YOUR OBJECTIVE
Each line of the material must be repeated precisely, with the pictures left out.

COLLECTED MATERIAL

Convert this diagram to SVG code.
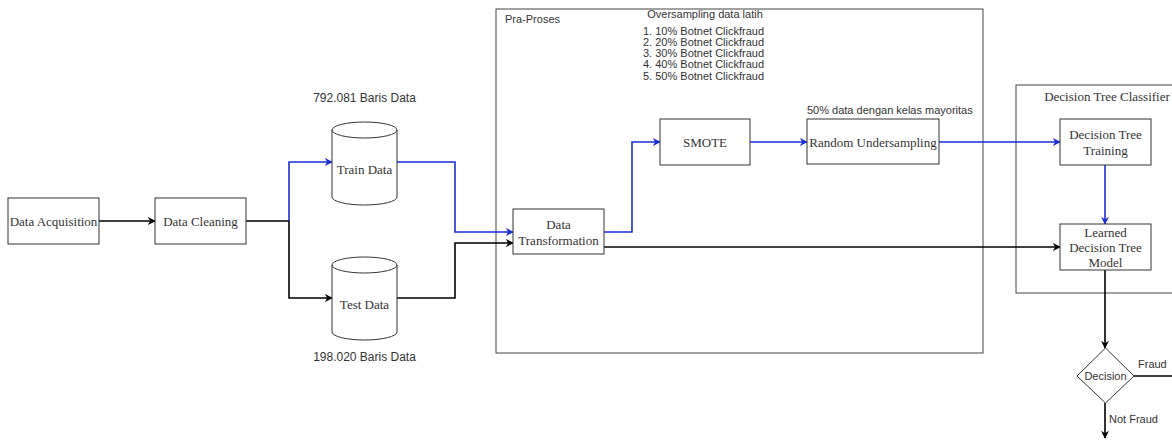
<svg xmlns="http://www.w3.org/2000/svg" width="1172" height="440" viewBox="0 0 1172 440">
<defs>
<marker id="ab" viewBox="0 0 10 10" refX="9" refY="5" markerWidth="8" markerHeight="8" markerUnits="userSpaceOnUse" orient="auto"><path d="M0,0 L10,5 L0,10 L3,5 z" fill="#000"/></marker>
<marker id="au" viewBox="0 0 10 10" refX="9" refY="5" markerWidth="8" markerHeight="8" markerUnits="userSpaceOnUse" orient="auto"><path d="M0,0 L10,5 L0,10 L3,5 z" fill="#1a2fd4"/></marker>
<style>
.box{fill:#fff;stroke:#333;stroke-width:1}
.cont{fill:none;stroke:#444;stroke-width:1}
.t{font-family:"Liberation Serif",serif;font-size:13px;fill:#333;text-anchor:middle}
.s{font-family:"Liberation Sans",Arial,sans-serif;font-size:11px;fill:#333}
.k{fill:none;stroke:#000;stroke-width:1.6}
.b{fill:none;stroke:#1a2fd4;stroke-width:1.6}
</style>
</defs>
<rect width="1172" height="440" fill="#fff"/>
<g id="pra-proses"><rect class="cont" x="496" y="9" width="487" height="344"/><text class="s" x="505" y="23">Pra-Proses</text></g>
<g id="dtc"><rect class="cont" x="1016" y="85" width="170" height="208"/><text class="t" x="1107" y="101">Decision Tree Classifier</text></g>
<g id="connectors">
<path class="k" d="M99,221 H155" marker-end="url(#ab)"/>
<path class="k" d="M246,221 H289 V298 H332" marker-end="url(#ab)"/>
<path class="b" d="M289,221 V162 H332" marker-end="url(#au)"/>
<path class="b" d="M397,162 H455 V232 H513" marker-end="url(#au)"/>
<path class="k" d="M397,298 H455 V243 H513" marker-end="url(#ab)"/>
<path class="b" d="M604,232 H632 V142 H660" marker-end="url(#au)"/>
<path class="b" d="M750,142 H807" marker-end="url(#au)"/>
<path class="b" d="M939,142 H1060" marker-end="url(#au)"/>
<path class="b" d="M1105,165 V224" marker-end="url(#au)"/>
<path class="k" d="M604,247 H1060" marker-end="url(#ab)"/>
<path class="k" d="M1105,270 V348" marker-end="url(#ab)"/>
<path class="k" d="M1134,376 H1172"/>
<path class="k" d="M1105,403 V438" marker-end="url(#ab)"/>
<text class="s" x="1138" y="368">Fraud</text>
<text class="s" x="1109" y="423">Not Fraud</text>
</g>
<g id="data-acquisition"><rect class="box" x="8" y="198" width="91" height="46"/><text class="t" x="53.5" y="225.5">Data Acquisition</text></g>
<g id="data-cleaning"><rect class="box" x="155" y="198" width="91" height="46"/><text class="t" x="200.5" y="225.5">Data Cleaning</text></g>
<g id="train-data"><path class="box" d="M332,130 A32.5,8 0 0 1 397,130 V197 A32.5,8 0 0 1 332,197 Z"/><path class="box" style="fill:none" d="M332,130 A32.5,8 0 0 0 397,130"/><text class="t" x="364.5" y="174">Train Data</text><text class="s" x="364.5" y="102" text-anchor="middle" style="font-size:12px">792.081 Baris Data</text></g>
<g id="test-data"><path class="box" d="M332,265 A32.5,8 0 0 1 397,265 V332 A32.5,8 0 0 1 332,332 Z"/><path class="box" style="fill:none" d="M332,265 A32.5,8 0 0 0 397,265"/><text class="t" x="364.5" y="309">Test Data</text><text class="s" x="364.5" y="361" text-anchor="middle" style="font-size:12px">198.020 Baris Data</text></g>
<g id="data-transformation"><rect class="box" x="513" y="209" width="91" height="45"/><text class="t" x="558.5" y="229">Data</text><text class="t" x="558.5" y="245">Transformation</text></g>
<g id="smote"><rect class="box" x="660" y="119" width="90" height="46"/><text class="t" x="705" y="146.5">SMOTE</text>
<text class="s" x="705" y="18" text-anchor="middle">Oversampling data latih</text>
<text class="s" x="643" y="35">1. 10% Botnet Clickfraud</text>
<text class="s" x="643" y="46">2. 20% Botnet Clickfraud</text>
<text class="s" x="643" y="57">3. 30% Botnet Clickfraud</text>
<text class="s" x="643" y="68">4. 40% Botnet Clickfraud</text>
<text class="s" x="643" y="80">5. 50% Botnet Clickfraud</text></g>
<g id="random-undersampling"><rect class="box" x="807" y="119" width="132" height="45"/><text class="t" x="873" y="146.5">Random Undersampling</text><text class="s" x="807" y="114">50% data dengan kelas mayoritas</text></g>
<g id="dt-training"><rect class="box" x="1060" y="119" width="91" height="46"/><text class="t" x="1105.5" y="139">Decision Tree</text><text class="t" x="1105.5" y="155">Training</text></g>
<g id="learned-model"><rect class="box" x="1060" y="224" width="91" height="46"/><text class="t" x="1105.5" y="237">Learned</text><text class="t" x="1105.5" y="252">Decision Tree</text><text class="t" x="1105.5" y="267">Model</text></g>
<g id="decision"><path class="box" d="M1105.5,348 L1134,376 L1105.5,403 L1077,376 Z"/><text class="s" x="1105.5" y="380" text-anchor="middle">Decision</text></g>
</svg>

RESULT
Convert this diagram to SVG code.
<svg xmlns="http://www.w3.org/2000/svg" width="1172" height="440" viewBox="0 0 1172 440">
<defs>
<marker id="ab" viewBox="0 0 10 10" refX="9" refY="5" markerWidth="8" markerHeight="8" markerUnits="userSpaceOnUse" orient="auto"><path d="M0,0 L10,5 L0,10 L3,5 z" fill="#000"/></marker>
<marker id="au" viewBox="0 0 10 10" refX="9" refY="5" markerWidth="8" markerHeight="8" markerUnits="userSpaceOnUse" orient="auto"><path d="M0,0 L10,5 L0,10 L3,5 z" fill="#1a2fd4"/></marker>
<style>
.box{fill:#fff;stroke:#333;stroke-width:1}
.cont{fill:none;stroke:#444;stroke-width:1}
.t{font-family:"Liberation Serif",serif;font-size:13px;fill:#333;text-anchor:middle}
.s{font-family:"Liberation Sans",Arial,sans-serif;font-size:11px;fill:#333}
.k{fill:none;stroke:#000;stroke-width:1.6}
.b{fill:none;stroke:#1a2fd4;stroke-width:1.6}
</style>
</defs>
<rect width="1172" height="440" fill="#fff"/>
<g id="pra-proses"><rect class="cont" x="496" y="9" width="487" height="344"/><text class="s" x="505" y="23">Pra-Proses</text></g>
<g id="dtc"><rect class="cont" x="1016" y="85" width="170" height="208"/><text class="t" x="1107" y="101">Decision Tree Classifier</text></g>
<g id="connectors">
<path class="k" d="M99,221 H155" marker-end="url(#ab)"/>
<path class="k" d="M246,221 H289 V298 H332" marker-end="url(#ab)"/>
<path class="b" d="M289,221 V162 H332" marker-end="url(#au)"/>
<path class="b" d="M397,162 H455 V232 H513" marker-end="url(#au)"/>
<path class="k" d="M397,298 H455 V243 H513" marker-end="url(#ab)"/>
<path class="b" d="M604,232 H632 V142 H660" marker-end="url(#au)"/>
<path class="b" d="M750,142 H807" marker-end="url(#au)"/>
<path class="b" d="M939,142 H1060" marker-end="url(#au)"/>
<path class="b" d="M1105,165 V224" marker-end="url(#au)"/>
<path class="k" d="M604,247 H1060" marker-end="url(#ab)"/>
<path class="k" d="M1105,270 V348" marker-end="url(#ab)"/>
<path class="k" d="M1134,376 H1172"/>
<path class="k" d="M1105,403 V438" marker-end="url(#ab)"/>
<text class="s" x="1138" y="368">Fraud</text>
<text class="s" x="1109" y="423">Not Fraud</text>
</g>
<g id="data-acquisition"><rect class="box" x="8" y="198" width="91" height="46"/><text class="t" x="53.5" y="225.5">Data Acquisition</text></g>
<g id="data-cleaning"><rect class="box" x="155" y="198" width="91" height="46"/><text class="t" x="200.5" y="225.5">Data Cleaning</text></g>
<g id="train-data"><path class="box" d="M332,130 A32.5,8 0 0 1 397,130 V197 A32.5,8 0 0 1 332,197 Z"/><path class="box" style="fill:none" d="M332,130 A32.5,8 0 0 0 397,130"/><text class="t" x="364.5" y="174">Train Data</text><text class="s" x="364.5" y="102" text-anchor="middle" style="font-size:12px">792.081 Baris Data</text></g>
<g id="test-data"><path class="box" d="M332,265 A32.5,8 0 0 1 397,265 V332 A32.5,8 0 0 1 332,332 Z"/><path class="box" style="fill:none" d="M332,265 A32.5,8 0 0 0 397,265"/><text class="t" x="364.5" y="309">Test Data</text><text class="s" x="364.5" y="361" text-anchor="middle" style="font-size:12px">198.020 Baris Data</text></g>
<g id="data-transformation"><rect class="box" x="513" y="209" width="91" height="45"/><text class="t" x="558.5" y="229">Data</text><text class="t" x="558.5" y="245">Transformation</text></g>
<g id="smote"><rect class="box" x="660" y="119" width="90" height="46"/><text class="t" x="705" y="146.5">SMOTE</text>
<text class="s" x="705" y="18" text-anchor="middle">Oversampling data latih</text>
<text class="s" x="643" y="35">1. 10% Botnet Clickfraud</text>
<text class="s" x="643" y="46">2. 20% Botnet Clickfraud</text>
<text class="s" x="643" y="57">3. 30% Botnet Clickfraud</text>
<text class="s" x="643" y="68">4. 40% Botnet Clickfraud</text>
<text class="s" x="643" y="80">5. 50% Botnet Clickfraud</text></g>
<g id="random-undersampling"><rect class="box" x="807" y="119" width="132" height="45"/><text class="t" x="873" y="146.5">Random Undersampling</text><text class="s" x="807" y="114">50% data dengan kelas mayoritas</text></g>
<g id="dt-training"><rect class="box" x="1060" y="119" width="91" height="46"/><text class="t" x="1105.5" y="139">Decision Tree</text><text class="t" x="1105.5" y="155">Training</text></g>
<g id="learned-model"><rect class="box" x="1060" y="224" width="91" height="46"/><text class="t" x="1105.5" y="237">Learned</text><text class="t" x="1105.5" y="252">Decision Tree</text><text class="t" x="1105.5" y="267">Model</text></g>
<g id="decision"><path class="box" d="M1105.5,348 L1134,376 L1105.5,403 L1077,376 Z"/><text class="s" x="1105.5" y="380" text-anchor="middle">Decision</text></g>
</svg>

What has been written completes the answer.